John L. Brand

Head–Disk Lubricant Transfer and Deposition During Heat-Assisted Magnetic Recording Write Operations

Lubricant accumulation was found on the media surface the instant when the laser is turned OFF during heat-assisted magnetic recording write operations. By changing the write cycles, laser ON/OFF duration, media, and head temperatures, we find that this lubricant accumulation is related to the change in head-media temperatures. The observed lubricant deposition process is restricted to a short time window (1-2 μs) after the laser is turned OFF. An equilibrium model of thermal displacement due to evaporation and condensation processes is presented and used to discuss the effect of the head-media temperature changes on the lubricant accumulation. Possible solutions to minimize the lubricant transfer and deposition are discussed.

Write-Induced Head Contamination in Heat-Assisted Magnetic Recording

One detrimental by-product of heat-assisted magnetic recording writing is the creation of head contamination. Here, we present the current understanding of the driving forces, growth mechanisms, and growth rates of write-induced head contamination. The combination of an evaporation and condensation model with shear forces suggests a flow of lubricant on the head may precipitate contamination. The contamination is observed to grow in the head–media gap until it contacts the media surface, at which point an additional material pickup mechanism can be activated. Evidence of contact-induced transfer and a chemical reaction of the contamination is presented, and the impacts of contamination on head temperatures and thermal gradient is presented. Depending on the contamination properties, head temperatures may be increased substantially, leading to increased reliability risk.

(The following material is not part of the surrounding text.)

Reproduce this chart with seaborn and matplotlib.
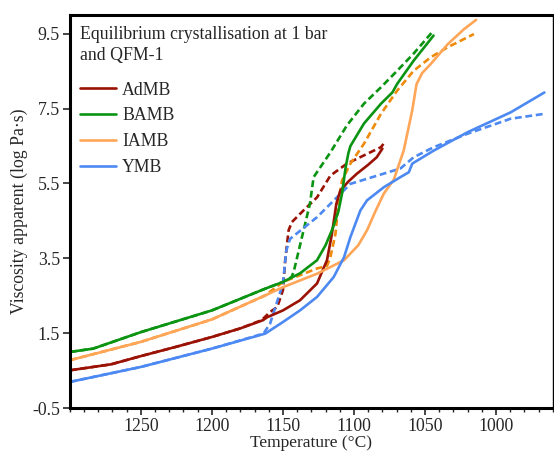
import numpy as np
import seaborn as sns
import matplotlib.pyplot as plt
from matplotlib.ticker import MultipleLocator

# AdMB
admb_T = [1300, 1271, 1250, 1225, 1200, 1180, 1164, 1161, 1150, 1138, 1126, 1119,
          1115.5, 1112.4, 1109.6, 1104, 1098, 1090, 1084, 1080]
admb_eta = [0.51, 0.67, 0.89, 1.14, 1.40, 1.63, 1.85, 1.93, 2.11, 2.38, 2.83, 3.45,
            4.16, 4.96, 5.31, 5.55, 5.76, 6.00, 6.20, 6.43]
admb_T_d = [1300, 1271, 1250, 1225, 1200, 1180, 1165, 1159, 1154, 1150, 1148.4, 1146,
            1143.7, 1135, 1126, 1116.6, 1105, 1093, 1081, 1079]
admb_eta_d = [0.51, 0.67, 0.89, 1.14, 1.40, 1.63, 1.85, 2.07, 2.20, 2.65, 3.45, 4.25,
              4.47, 4.80, 5.13, 5.71, 6.03, 6.25, 6.47, 6.57]

# BAMB
bamb_T = [1300, 1283.5, 1250, 1200, 1162.5, 1150, 1138, 1126, 1120, 1115, 1111,
          1108.4, 1106, 1104, 1102.5, 1093, 1081, 1073, 1069.6, 1058, 1044]
bamb_eta = [1.00, 1.09, 1.53, 2.11, 2.69, 2.87, 3.10, 3.45, 3.85, 4.30, 4.75,
            5.23, 5.90, 6.30, 6.50, 7.10, 7.63, 7.93, 8.16, 8.78, 9.45]
bamb_T_d = [1300, 1283.5, 1250, 1200, 1162.5, 1150, 1144, 1142.5, 1131, 1128.4,
            1116.6, 1105, 1093, 1081, 1069.6, 1058, 1045]
bamb_eta_d = [1.00, 1.09, 1.53, 2.11, 2.69, 2.87, 3.00, 3.13, 4.96, 5.67,
              6.33, 7.05, 7.63, 8.07, 8.51, 8.97, 9.54]

# IAMB
iamb_T = [1300, 1250, 1200, 1162.5, 1150, 1126, 1107, 1097, 1090.8, 1085, 1079, 1072,
          1065, 1059, 1056, 1052, 1046, 1034, 1022.6, 1014]
iamb_eta = [0.78, 1.27, 1.87, 2.51, 2.73, 3.09, 3.45, 3.85, 4.25, 4.75, 5.23, 5.60,
            6.38, 7.45, 8.15, 8.45, 8.69, 9.22, 9.62, 9.87]
iamb_T_d = [1300, 1250, 1200, 1162.5, 1150, 1126, 1119, 1116.6, 1113, 1110.8, 1108.4,
            1102.5, 1093, 1081, 1069.6, 1058, 1046, 1034, 1015.6]
iamb_eta_d = [0.78, 1.27, 1.87, 2.51, 2.87, 3.23, 3.30, 3.53, 4.16, 5.05, 5.58,
              6.03, 6.56, 7.36, 7.98, 8.51, 8.87, 9.14, 9.49]

# YMB
ymb_T = [1300, 1250, 1200, 1162.5, 1150, 1138, 1126, 1114.3, 1107, 1102.5, 1095.5,
         1090.8, 1079, 1067.3, 1061.4, 1059, 1043.8, 1020, 989.7, 966]
ymb_eta = [0.20, 0.60, 1.09, 1.49, 1.80, 2.11, 2.47, 3.00, 3.53, 4.07, 4.78,
           5.05, 5.40, 5.67, 5.80, 6.03, 6.38, 6.87, 7.40, 7.93]
ymb_T_d = [1300, 1250, 1200, 1163.7, 1159, 1150, 1147.6, 1145, 1126, 1102.5, 1067.3,
           1058, 1043.8, 1020, 989.7, 966]
ymb_eta_d = [0.20, 0.60, 1.09, 1.49, 1.76, 2.83, 3.71, 4.02, 4.60, 5.49, 5.90,
             6.20, 6.47, 6.83, 7.23, 7.36]

x_ticks = [1250, 1200, 1150, 1100, 1050, 1000]
y_ticks = [-0.5, 1.5, 3.5, 5.5, 7.5, 9.5]

sns.set_style("ticks")
plt.rcParams['font.family'] = ['Liberation Serif', 'DejaVu Serif']

fig, ax = plt.subplots(figsize=(5.54, 4.54), dpi=100)
fig.subplots_adjust(left=0.126, right=0.998, top=0.967, bottom=0.101)

series = [
    ("AdMB", admb_T, admb_eta, admb_T_d, admb_eta_d, "#9a1204", "#9a1204"),
    ("BAMB", bamb_T, bamb_eta, bamb_T_d, bamb_eta_d, "#0b9412", "#0b9412"),
    ("IAMB", iamb_T, iamb_eta, iamb_T_d, iamb_eta_d, "#ffa658", "#ef8a0c"),
    ("YMB", ymb_T, ymb_eta, ymb_T_d, ymb_eta_d, "#4d89f2", "#4d89f2"),
]

lw = 1.9
handles = []
# dashed first so solid lines sit on top
for name, T, eta, Td, etad, c, cd in series:
    sns.lineplot(x=Td, y=etad, ax=ax, color=cd, linewidth=lw, sort=False,
                 estimator=None, linestyle=(0, (2.6, 1.4)))
for name, T, eta, Td, etad, c, cd in series:
    sns.lineplot(x=T, y=eta, ax=ax, color=c, linewidth=lw, sort=False,
                 estimator=None)
    handles.append(ax.lines[-1])

ax.set_xlim(1300, 960)
ax.set_ylim(-0.5, 10.0)
ax.set_xticks(x_ticks)
ax.xaxis.set_minor_locator(MultipleLocator(10))
ax.set_yticks(y_ticks)
ax.set_yticklabels([f"{v:.1f}" for v in y_ticks])
ax.tick_params(axis='both', which='major', labelsize=12.8, direction='out',
               length=5, width=1.2, pad=2)
ax.tick_params(axis='x', which='minor', bottom=True, direction='out',
               length=3, width=1)

for side in ['left', 'bottom', 'top']:
    ax.spines[side].set_linewidth(2.2)
ax.spines['right'].set_linewidth(1.0)
for side in ax.spines:
    ax.spines[side].set_color('black')
    ax.spines[side].set_visible(True)

ax.set_xlabel("Temperature (°C)", fontsize=12.5, labelpad=0)
ax.set_ylabel("Viscosity apparent (log Pa·s)", fontsize=12.8, labelpad=3)

leg = ax.legend(handles, [s[0] for s in series], loc='upper left',
                title="Equilibrium crystallisation at 1 bar\nand QFM-1",
                frameon=False, fontsize=12.8, title_fontsize=12.8,
                handlelength=2.0, handletextpad=0.35, labelspacing=0.5,
                borderaxespad=0.15, borderpad=0.45)
leg._legend_box.align = "left"
leg._legend_box.sep = 13
leg.get_title().set_linespacing(1.3)

fig.savefig("out.png", dpi=100)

Consistent with previous analyses, we find that contamination may increase media thermal gradient.

Media Roughness and Head-Media Spacing in Heat-Assisted Magnetic Recording

Heat-assisted magnetic recording involves the transfer of energy to the recording medium via optical means. To enable high areal density, the recorded track must be smaller than the diffraction limit of focused light, which is accomplished by using a near-field transducer (NFT) with a corner or peg with small dimension. Energy transfer using such a transducer is a near-field effect, and therefore is highly sensitive to the spacing between the NFT and the medium. Since the recording medium has some surface roughness, there will be a variation in the NFT-to-medium spacing and this will impact the amount of energy transferred from the NFT. We model the effect of Gaussian surface roughness on NFT energy transfer and predict surface temperature variations for a rough surface. In addition, we illustrate how changing the head-medium spacing changes the impact that roughness has on surface temperature variation. We combine these modeled predictions with spinstand measurements of recorded data and conclude that the effect of media roughness results in only limited temperature excursions above the nominal recording medium temperature.

Designing, Modeling, and Testing Particle Robust Air Bearings for Perpendicular Recording Media

Particle-induced damage on perpendicular recording media can be categorized as physical damage to the media and magnetic erasures with limited physical damage. Component-level tests were developed in order to measure particle robustness of air bearing designs for these two failure modes. A published model for air bearing interactions with a particle was extended to include the full slider surface and allow particles to slide along the slider air bearing features. The model and test results correlate for hard particle scratching. Specific air bearing features and properties can be modified in order to improve dramatically the air bearing particle robustness for hard particle scratches and particle-induced magnetic erasures.